## Begin
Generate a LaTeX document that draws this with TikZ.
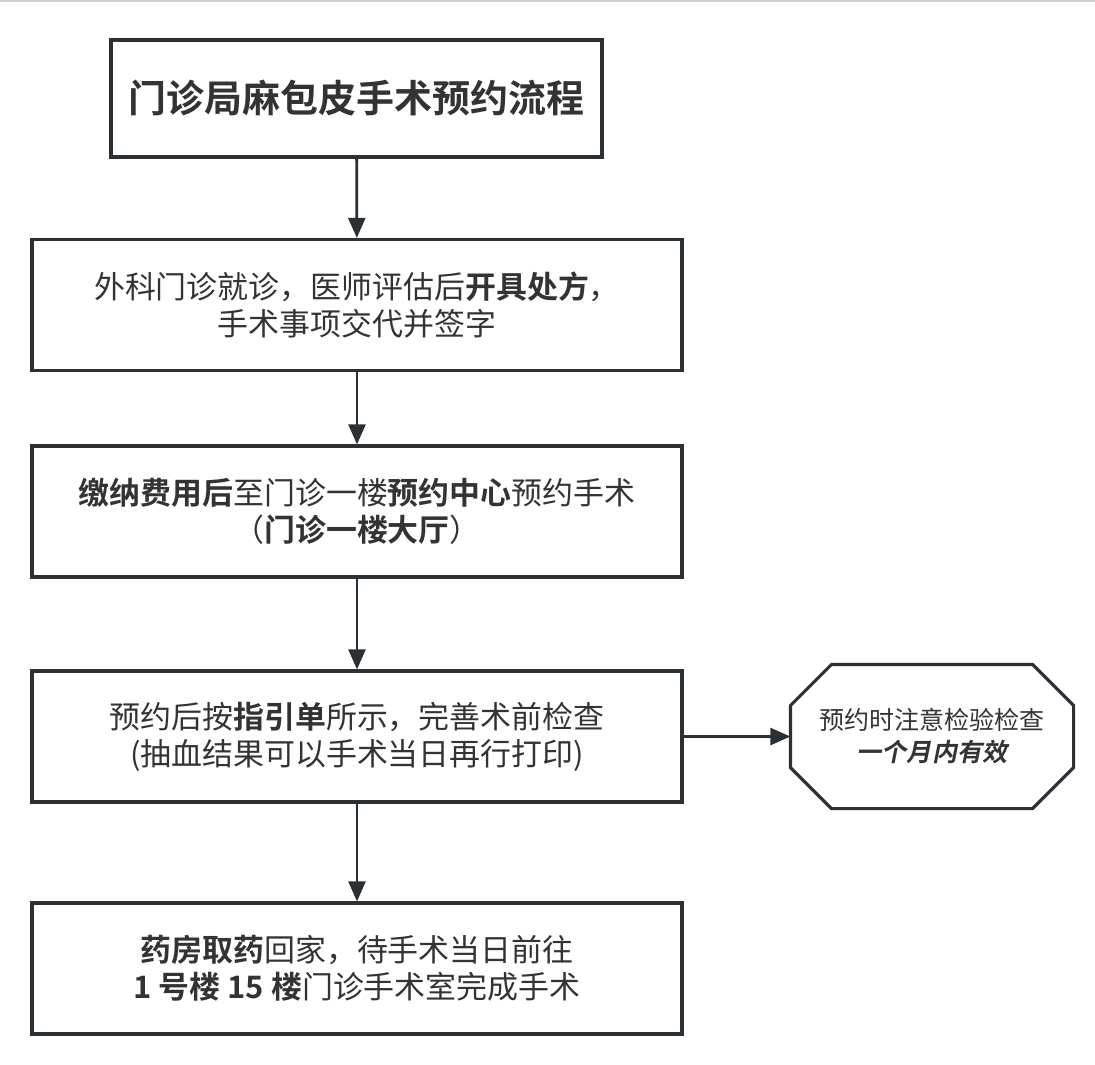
\documentclass[tikz,border=0pt]{standalone}
\usepackage{fontspec}
\setmainfont{Noto Sans CJK SC}[
  BoldFont={Noto Sans CJK SC Bold},
  ItalicFont={Noto Sans CJK SC},
  ItalicFeatures={FakeSlant=0.2},
  BoldItalicFont={Noto Sans CJK SC Bold},
  BoldItalicFeatures={FakeSlant=0.2}]
\usetikzlibrary{arrows.meta,positioning,calc}
\definecolor{linedark}{RGB}{43,48,53}
\definecolor{textdark}{RGB}{51,51,51}
\definecolor{topgray}{RGB}{208,208,208}

\begin{document}
\begin{tikzpicture}[
  box/.style={draw=linedark, line width=2.2pt, rectangle, inner sep=0pt, minimum height=3.275cm, minimum width=16.25cm, align=center, text=textdark, font=\fontsize{22}{26.5}\selectfont},
  arr/.style={-{Triangle[length=0.5cm, width=0.42cm]}, draw=linedark, line width=2pt}
]
\useasboundingbox (0,0) rectangle (27.375,-26.6);
\draw[topgray, line width=1.2pt] (0,-0.02) -- (27.375,-0.02);

\node[box, minimum width=12.275cm, minimum height=2.925cm, font=\fontsize{27}{32}\selectfont\bfseries] (title) at (8.9125,-2.4625) {门诊局麻包皮手术预约流程};

\node[box] (consult) at (8.925,-7.625) {外科门诊就诊，医师评估后\textbf{开具处方}，\\手术事项交代并签字};
\node[box] (booking) at (8.925,-12.7875) {\textbf{缴纳费用后}至门诊一楼\textbf{预约中心}预约手术\\（\textbf{门诊一楼大厅}）};
\node[box] (exams) at (8.925,-18.4125) {预约后按\textbf{指引单}所示，完善术前检查\\(抽血结果可以手术当日再行打印)};
\node[box] (surgery) at (8.925,-24.2125) {\textbf{药房取药}回家，待手术当日前往\\\textbf{1 号楼 15 楼}门诊手术室完成手术};

% octagon note, outline drawn from the node corners
\node[box, draw=none, minimum width=7cm, minimum height=3.525cm, font=\fontsize{17.8}{22.8}\selectfont] (note) at (23.3,-18.4125) {预约时注意检验检查\\\textbf{\textit{一个月内有效}}};
\draw[linedark, line width=2.2pt, line join=miter]
  ($(note.north west)+(1.025,0)$) -- ($(note.north east)+(-1.025,0)$)
  -- ($(note.north east)+(0,-1.025)$) -- ($(note.south east)+(0,1.025)$)
  -- ($(note.south east)+(-1.025,0)$) -- ($(note.south west)+(1.025,0)$)
  -- ($(note.south west)+(0,1.025)$) -- ($(note.north west)+(0,-1.025)$) -- cycle;

\draw[arr] (title) -- (consult);
\draw[arr] (consult) -- (booking);
\draw[arr] (booking) -- (exams);
\draw[arr] (exams) -- (surgery);
\draw[arr] (exams) -- (note);
\end{tikzpicture}
\end{document}
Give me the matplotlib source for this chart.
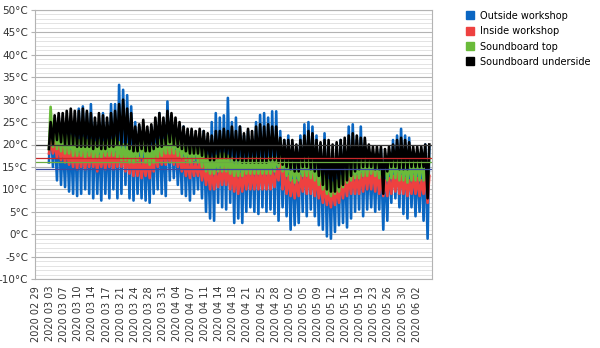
## End
# Task directions
Please reproduce, word for word, every line from the first line of the records above through the line containing "minimum width=12.275cm, minimum", and leave out the pictures.

# Exercise result
Generate a LaTeX document that draws this with TikZ.
\documentclass[tikz,border=0pt]{standalone}
\usepackage{fontspec}
\setmainfont{Noto Sans CJK SC}[
  BoldFont={Noto Sans CJK SC Bold},
  ItalicFont={Noto Sans CJK SC},
  ItalicFeatures={FakeSlant=0.2},
  BoldItalicFont={Noto Sans CJK SC Bold},
  BoldItalicFeatures={FakeSlant=0.2}]
\usetikzlibrary{arrows.meta,positioning,calc}
\definecolor{linedark}{RGB}{43,48,53}
\definecolor{textdark}{RGB}{51,51,51}
\definecolor{topgray}{RGB}{208,208,208}

\begin{document}
\begin{tikzpicture}[
  box/.style={draw=linedark, line width=2.2pt, rectangle, inner sep=0pt, minimum height=3.275cm, minimum width=16.25cm, align=center, text=textdark, font=\fontsize{22}{26.5}\selectfont},
  arr/.style={-{Triangle[length=0.5cm, width=0.42cm]}, draw=linedark, line width=2pt}
]
\useasboundingbox (0,0) rectangle (27.375,-26.6);
\draw[topgray, line width=1.2pt] (0,-0.02) -- (27.375,-0.02);

\node[box, minimum width=12.275cm, minimum height=2.925cm, font=\fontsize{27}{32}\selectfont\bfseries] (title) at (8.9125,-2.4625) {门诊局麻包皮手术预约流程};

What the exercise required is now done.